Hmmm. This is a difficult review to write. First, Ms. James is a good writer with a solid style. The book has an interesting plot that I believe would have been better suited to a full-length novel. It has a strong male lead, Jason with the FBI. The female lead, Chloe, is an odd mix of strength and fragility. When necessary (to the plot) she is courageous, resourceful, strong. When necessary (to that same old plot) she is weak, passive, powerless. Her character feels contrived.
The book starts out with the insta-lust trope. Jason the FBI agent falls for Chloe, the college girl who works at a coffee shop. It takes all of three minutes. He gives her his card with personal information on the back and we get first hand insights via the narration, first from Jason’s POV, then Chloe’s.

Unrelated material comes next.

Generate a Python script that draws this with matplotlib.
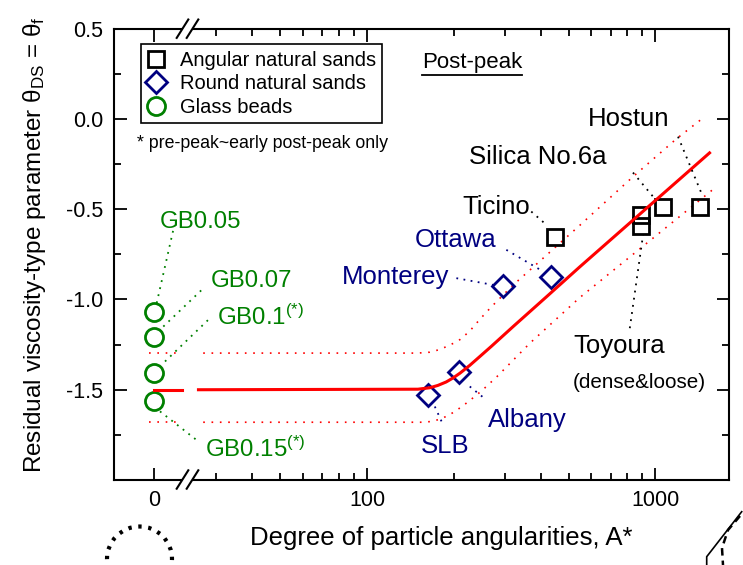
import matplotlib
matplotlib.use('Agg')
import matplotlib.pyplot as plt
from matplotlib.lines import Line2D
from matplotlib.patches import Ellipse, Polygon

plt.rcParams['font.family'] = ['Liberation Sans', 'DejaVu Sans']
plt.rcParams['mathtext.fontset'] = 'custom'
plt.rcParams['mathtext.rm'] = 'Liberation Sans'
plt.rcParams['mathtext.it'] = 'Liberation Sans:italic'
plt.rcParams['axes.unicode_minus'] = False

# ---- data ----
# glass beads sit at A* = 0 (left, linear part of the broken axis)
gb_x = [0, 0, 0, 0]
gb_y = [-1.07, -1.21, -1.41, -1.565]

round_names = ['SLB', 'Albany', 'Monterey', 'Ottawa']
round_x = [163, 208, 296, 434]
round_y = [-1.53, -1.40, -0.925, -0.875]

ang_x = [450, 894, 894, 1063, 1432]
ang_y = [-0.655, -0.53, -0.595, -0.49, -0.49]

# fitted curve and the dotted band (log part)
fit_x = [26, 150, 165, 176, 188, 199, 210, 227, 246, 270, 321, 419, 546, 1541]
fit_y = [-1.50, -1.497, -1.489, -1.476, -1.457, -1.434, -1.408, -1.365, -1.316, -1.259,
         -1.150, -0.985, -0.820, -0.188]
up_x = [27, 150, 165, 176, 188, 199, 210, 227, 246, 270, 321, 546, 836, 1183, 1483]
up_y = [-1.297, -1.297, -1.292, -1.280, -1.262, -1.243, -1.222, -1.175, -1.11, -1.04,
        -0.92, -0.59, -0.32, -0.11, 0.013]
low_x = [27, 155, 167, 180, 193, 206, 221, 236, 252, 281, 367, 546, 882, 1628]
low_y = [-1.68, -1.68, -1.676, -1.662, -1.639, -1.610, -1.574, -1.538, -1.50, -1.43,
         -1.242, -0.99, -0.72, -0.375]
# same levels continued in the A* = 0 segment
flat_fit, flat_up, flat_low = -1.5, -1.297, -1.68

GREEN = '#008000'
NAVY = '#000080'
RED = '#ff0000'

W, H = 743, 565


def fx(px):
    return px / W


def fy(py):
    return 1 - py / H


fig = plt.figure(figsize=(W / 100, H / 100), dpi=100)
bot, top = fy(480), fy(28.7)
axL = fig.add_axes([fx(114), bot, fx(190) - fx(114), top - bot])
axR = fig.add_axes([fx(190), bot, fx(729) - fx(190), top - bot])

for ax in (axL, axR):
    ax.patch.set_visible(False)
    ax.set_ylim(-2.0, 0.5)
    for s in ax.spines.values():
        s.set_linewidth(1.5)
    ax.set_yticks([-1.5, -1.0, -0.5, 0.0, 0.5])
    ax.set_yticks([-1.75, -1.25, -0.75, -0.25, 0.25], minor=True)
    ax.tick_params(which='both', direction='in', width=1.3, labelsize=15.5,
                   top=True, bottom=True)
    ax.tick_params(which='major', length=9)
    ax.tick_params(which='minor', length=5)

axL.set_xlim(-1, 0.9)
axL.spines['right'].set_visible(False)
axL.set_xticks([0], ['0'])
axL.tick_params(axis='y', which='both', left=True, right=False, pad=8)
axL.tick_params(axis='x', pad=7.5)
axL.set_yticklabels(['-1.5', '-1.0', '-0.5', '0.0', '0.5'])

axR.set_xscale('log')
axR.set_xlim(24.3, 1800)
axR.spines['left'].set_visible(False)
axR.set_xticks([100, 1000], ['100', '1000'])
axR.set_xticks([30, 40, 50, 60, 70, 80, 90, 200, 300, 400, 500, 600, 700, 800, 900],
               minor=True)
axR.xaxis.set_minor_formatter(plt.NullFormatter())
axR.tick_params(axis='y', which='both', left=False, right=True, labelleft=False)
axR.tick_params(axis='x', pad=7.5)

# left segment
axL.plot([-0.12, 0.65], [flat_up, flat_up], color=RED, lw=1.2, ls=(0, (1, 4)))
axL.plot([-0.12, 0.65], [flat_low, flat_low], color=RED, lw=1.2, ls=(0, (1, 4)))
axL.plot(gb_x, gb_y, ls='none', marker='o', ms=13, mfc='none', mec=GREEN, mew=2)
axL.plot([0, 0.7], [flat_fit, flat_fit], color=RED, lw=2.2)

# right segment
axR.plot(up_x, up_y, color=RED, lw=1.2, ls=(0, (1, 4)))
axR.plot(low_x, low_y, color=RED, lw=1.2, ls=(0, (1, 4)))
axR.plot(round_x, round_y, ls='none', marker='D', ms=11.5, mfc='none', mec=NAVY, mew=2)
axR.plot(ang_x, ang_y, ls='none', marker='s', ms=11.3, mfc='none', mec='black', mew=2)
axR.plot(fit_x, fit_y, color=RED, lw=2.2)

# ---- labels and leader lines ----
lead = dict(lw=1.3, ls=(0, (1, 3)), clip_on=False)

# glass beads (left axes coordinates)
gb_labels = [('GB0.05', 0.15, -0.57), ('GB0.07', 1.4175, -0.897),
             ('GB0.1$^{\\mathregular{(*)}}$', 1.5675, -1.10),
             ('GB0.15$^{\\mathregular{(*)}}$', 1.275, -1.832)]
for txt, tx, ty in gb_labels:
    axL.text(tx, ty, txt, color=GREEN, fontsize=17.3, ha='left', va='center',
             clip_on=False)
axL.plot([0.0675, 0.4825], [-1.02, -0.614], color=GREEN, **lead)
axL.plot([0.2325, 1.1925], [-1.15, -0.947], color=GREEN, **lead)
axL.plot([0.275, 1.3575], [-1.3435, -1.1125], color=GREEN, **lead)
axL.plot([0.15, 1.1075], [-1.62, -1.786], color=GREEN, **lead)

# round sands
for txt, tx, ty in [('SLB', 186, -1.814), ('Albany', 359, -1.666),
                    ('Monterey', 126, -0.875), ('Ottawa', 203, -0.670)]:
    axR.text(tx, ty, txt, color=NAVY, fontsize=18.5, ha='center', va='center')
axR.plot([171.7, 183.4], [-1.593, -1.694], color=NAVY, **lead)
axR.plot([227, 259], [-1.482, -1.556], color=NAVY, **lead)
axR.plot([204, 273], [-0.882, -0.919], color=NAVY, **lead)
axR.plot([304, 408], [-0.725, -0.845], color=NAVY, **lead)

# angular sands
for txt, tx, ty in [('Hostun', 808, 0.0), ('Silica No.6a', 391, -0.21),
                    ('Ticino', 281, -0.487), ('Toyoura', 750, -1.26)]:
    axR.text(tx, ty, txt, color='black', fontsize=18.5, ha='center', va='center')
axR.text(877, -1.4575, '(dense&loose)', fontsize=14.9, ha='center', va='center')
axR.plot([371, 419], [-0.513, -0.587], color='black', **lead)
axR.plot([836, 981], [-0.297, -0.43], color='black', **lead)
axR.plot([1198, 1444], [-0.098, -0.411], color='black', **lead)
axR.plot([815, 906], [-1.159, -0.642], color='black', **lead)

axR.text(231, 0.31, 'Post-peak', fontsize=16, ha='center', va='center')
axR.plot([154.4, 344.6], [0.2437, 0.2437], color='black', lw=1.3)
fig.text(fx(136.7), fy(143.3), '* pre-peak~early post-peak only', fontsize=12.8,
         ha='left', va='center')

# legend
handles = [
    Line2D([], [], ls='none', marker='s', ms=11.3, mfc='none', mec='black', mew=2),
    Line2D([], [], ls='none', marker='D', ms=11.5, mfc='none', mec=NAVY, mew=2),
    Line2D([], [], ls='none', marker='o', ms=13, mfc='none', mec=GREEN, mew=2),
]
leg = fig.legend(handles, ['Angular natural sands', 'Round natural sands', 'Glass beads'],
                 loc='upper left', bbox_to_anchor=(fx(140.7), fy(44.3)),
                 frameon=True, fancybox=False, edgecolor='black', framealpha=1,
                 fontsize=14.5, handlelength=0.9, handletextpad=0.7,
                 borderpad=0.33, labelspacing=0.22, borderaxespad=0)
leg.get_frame().set_linewidth(1.2)

# axis labels
fig.text(fx(441), fy(538), 'Degree of particle angularities, A*', fontsize=18.5,
         ha='center', va='center')
fig.text(fx(35), fy(245),
         'Residual viscosity-type parameter θ$_{\\mathregular{DS}}$ = θ$_{\\mathregular{f}}$',
         fontsize=17.5, rotation=90, ha='center', va='center')

# axis break marks
for yc in (28.7, 479.5):
    x1, x2, dy, dx = 182.5, 192.5, 9.2, 5.8
    poly = Polygon([(fx(x1 - dx), fy(yc + dy)), (fx(x1 + dx), fy(yc - dy)),
                    (fx(x2 + dx), fy(yc - dy)), (fx(x2 - dx), fy(yc + dy))],
                   closed=True, transform=fig.transFigure, fc='white', ec='none',
                   zorder=5)
    fig.add_artist(poly)
    for xc in (x1, x2):
        fig.add_artist(Line2D([fx(xc - dx), fx(xc + dx)], [fy(yc + dy), fy(yc - dy)],
                              transform=fig.transFigure, color='black', lw=1.5,
                              zorder=6))

# fragments of neighbouring drawings at the bottom edge
fig.add_artist(Ellipse((fx(139.5), fy(559)), 65 / W, 65 / H, transform=fig.transFigure,
                       fill=False, ec='black', lw=3, ls=(0, (0.8, 1.6))))
fig.add_artist(Line2D([fx(741.7), fx(706.7), fx(706.7)], [fy(511.7), fy(556.7), fy(565)],
                      transform=fig.transFigure, color='black', lw=1.2))
fig.add_artist(Line2D([fx(740), fx(728), fx(722), fx(723)],
                      [fy(516), fy(530), fy(548), fy(565)],
                      transform=fig.transFigure, color='black', lw=1.8, ls=(0, (3, 2))))

fig.savefig('out.png', dpi=100)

When Chloe is abducted (not a spoiler, it happens immediately and it’s in the advertising blurb on Amazon and Goodreads) Jason works the case. Chloe’s incarceration at the hands of her abductor is macabre, but necessary for the plot, I suppose.

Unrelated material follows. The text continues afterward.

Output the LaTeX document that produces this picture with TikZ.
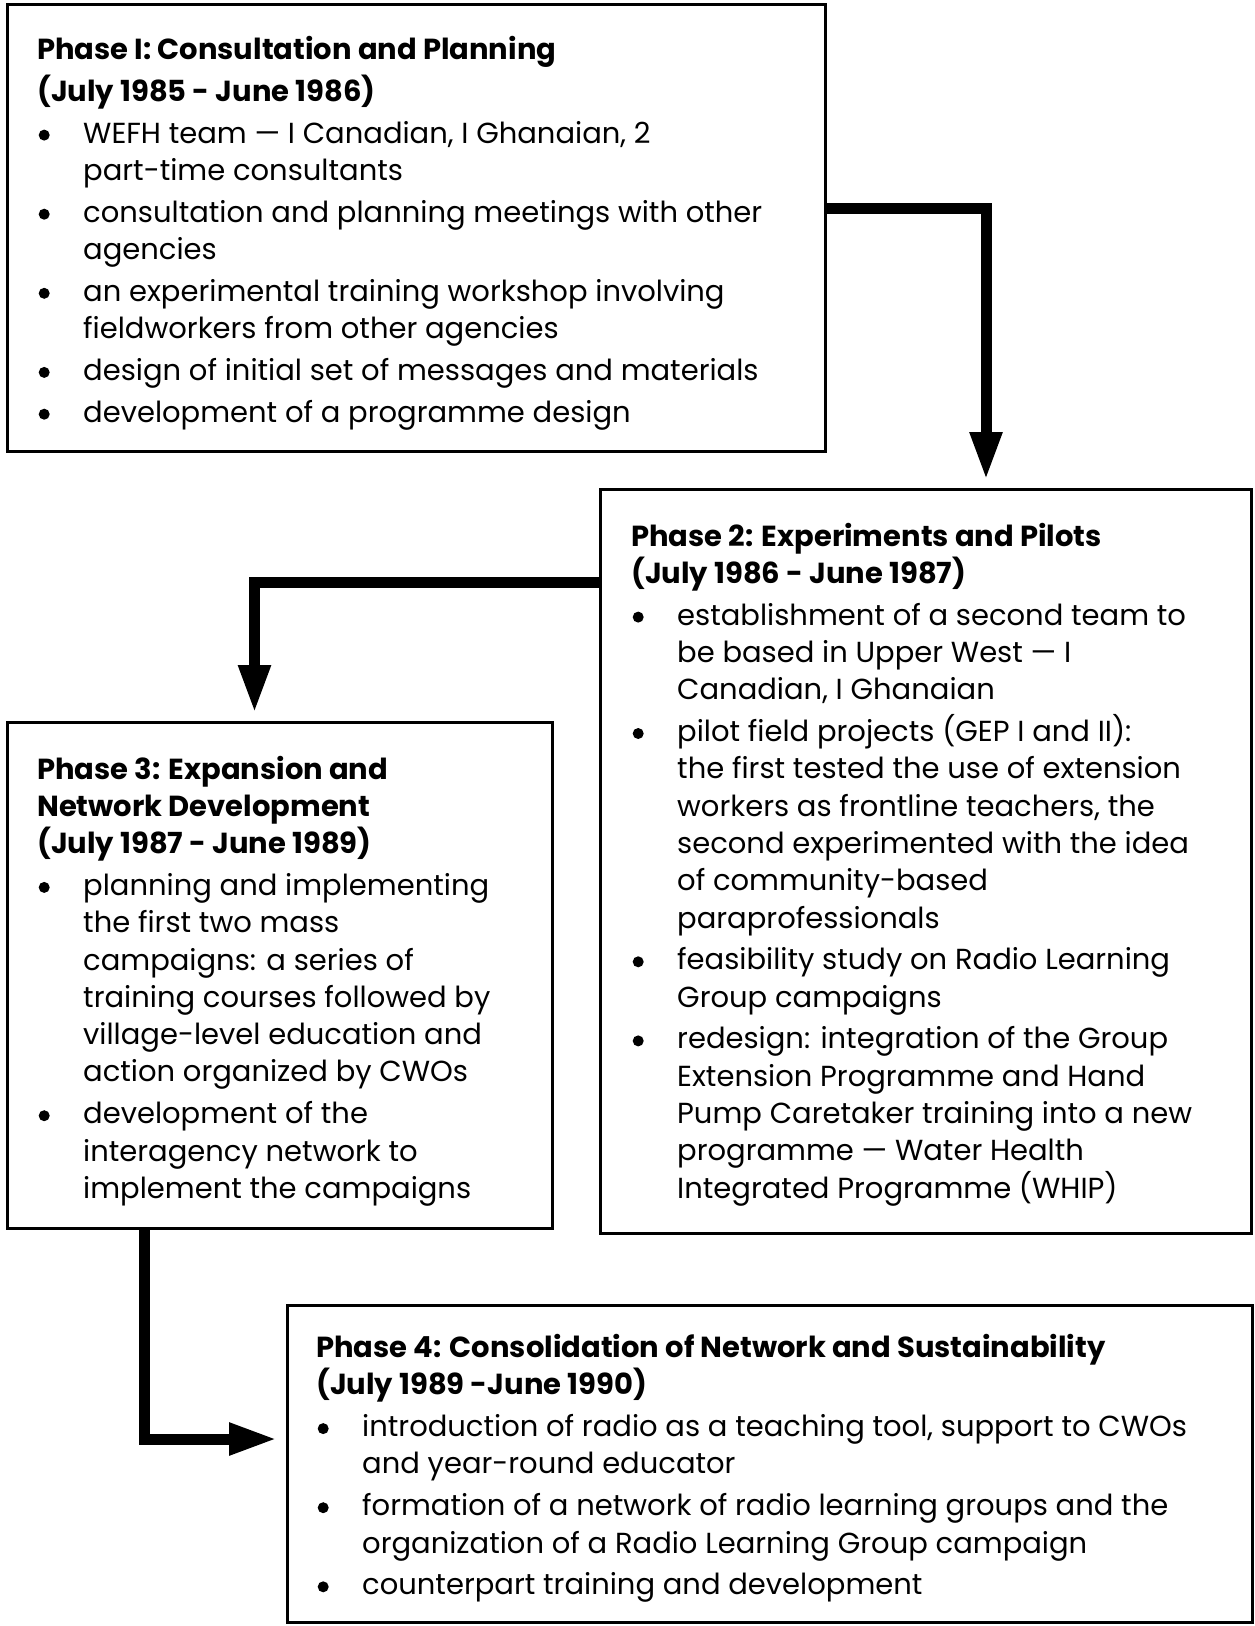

Ultimately, the abduction episode takes a year to resolve itself. While it might have been a conflict of interest for Jason to take part in a relationship with Chloe while the case was being worked, after that year, there was no reason why he could not have seen her personally, even help her with issues that were sure to crop up; after all, he was there. However, he decides he just can’t. It’s a plot device that is way too obvious and we soon find out why the writer has Jason holding back. I did not care for it. He essentially cut her loose. The plot did not have to dictate his pulling away from her.
Jason, as an FBI agent, has a career that keeps him busy. Eventually he pursues a relationship with Chloe and is rewarded by her waiting for him every. single. night. Standing by, waiting on him. Totally wrapped up in his life. And what of her life? Chloe has nothing in her life except Jason, so page after page is filled with her insecurities and desires for him, only him. The writer needed to give her a career, an exciting curriculum, some involved friends, anything other than ONLY Jason, for whom she spends ALL her time waiting. And waiting. And waiting some more. Ugh. What a boring, unfulfilling life.
Chloe desperately needed something to do besides sit and wait for Jason to pop in. It takes gargantuan amounts of drive and determination to heal from the ordeal Chloe went through; yet all she gets to do is passively wait for Jason. This is the same incredibly resourceful woman who efficiently managed to get away from her abductor but who is now reduced to being a passive mushroom. Her life won’t get back on its path again if she simply waits on someone else to make her decisions. When Jason and Chloe begin their relationship, it has been a year since Chloe’s nightmarish abduction, and she has had weekly therapy sessions. I cannot imagine any therapist telling a patient to sit tight for a year, doing nothing but wait on another person, allowing that person to control key aspects of her life.
It isn’t as if there were no room in this short novella to develop complex scenarios. Far too many pages are devoted to Chloe’s fears of rejection, musings about Jason’s feelings for her, her lusting after Jason as well as his thoughts about lusting after her. These narratives are on repeat and the pages consumed by them could be removed without damage to the storyline. They seem to be fillers.
Jason’s interest in Chloe seems almost spurious. He saw her one morning in a coffee shop and was immediately enthralled. We are shown no reason for this, no justification for his fascination. She notices him and flirts. But that’s it. This 2 or 3 minute meeting becomes the basis of their relationship. I know, the insta-lust/insta-love trope is common in romance fiction. Because it is fiction, and time is fluid, this could be done so much better.
At 47% completion, I got bored. So many pages filled with the same thoughts going on in both Chloe’s and Jason’s heads. Page after page of fear, desire, fear, need, more fear, lust, still more fear…and keep repeating.
There are a few errors, mostly typographical, I think. For instance:
“Once I had tear about a foot long….” Ah…not sure, but maybe “Once I had A tear about a foot long….” I believe we’re looking at a tear in material, not a tear in someone’s eye.
“The first digit on the license plate I suspected was either an E or an F.” Digits refer to numbers, not letters. Maybe “The first character…?” Or “figure…?” Or just call it a letter.
“My thoughts were broken nearly an hour later….” This is an odd sentence. What does it mean? How are thoughts broken? This may not be an error, per se, but it is an effective means of pulling the reader out of the story in order to figure out what broken thoughts are. Can they be broken like a heart?
“I opened it had barely held back a groan….” I have no idea what the writer is trying to say.
“But if life kept going in the world kept turning….” Not sure, but maybe “But if life kept going AND the world kept turning…?”
I rated this book 2.5 stars and rounded up because the writing is good. There’s a lot of potential for the plot and for deeper character development. Even in a novella, the female lead can be shown to have some power over her life, and to be recovering because of her own determination and grit, not just because she wants the alpha hero to be in her life. He should be a juicy reward for doing good things with the way she lives her life, IMHO.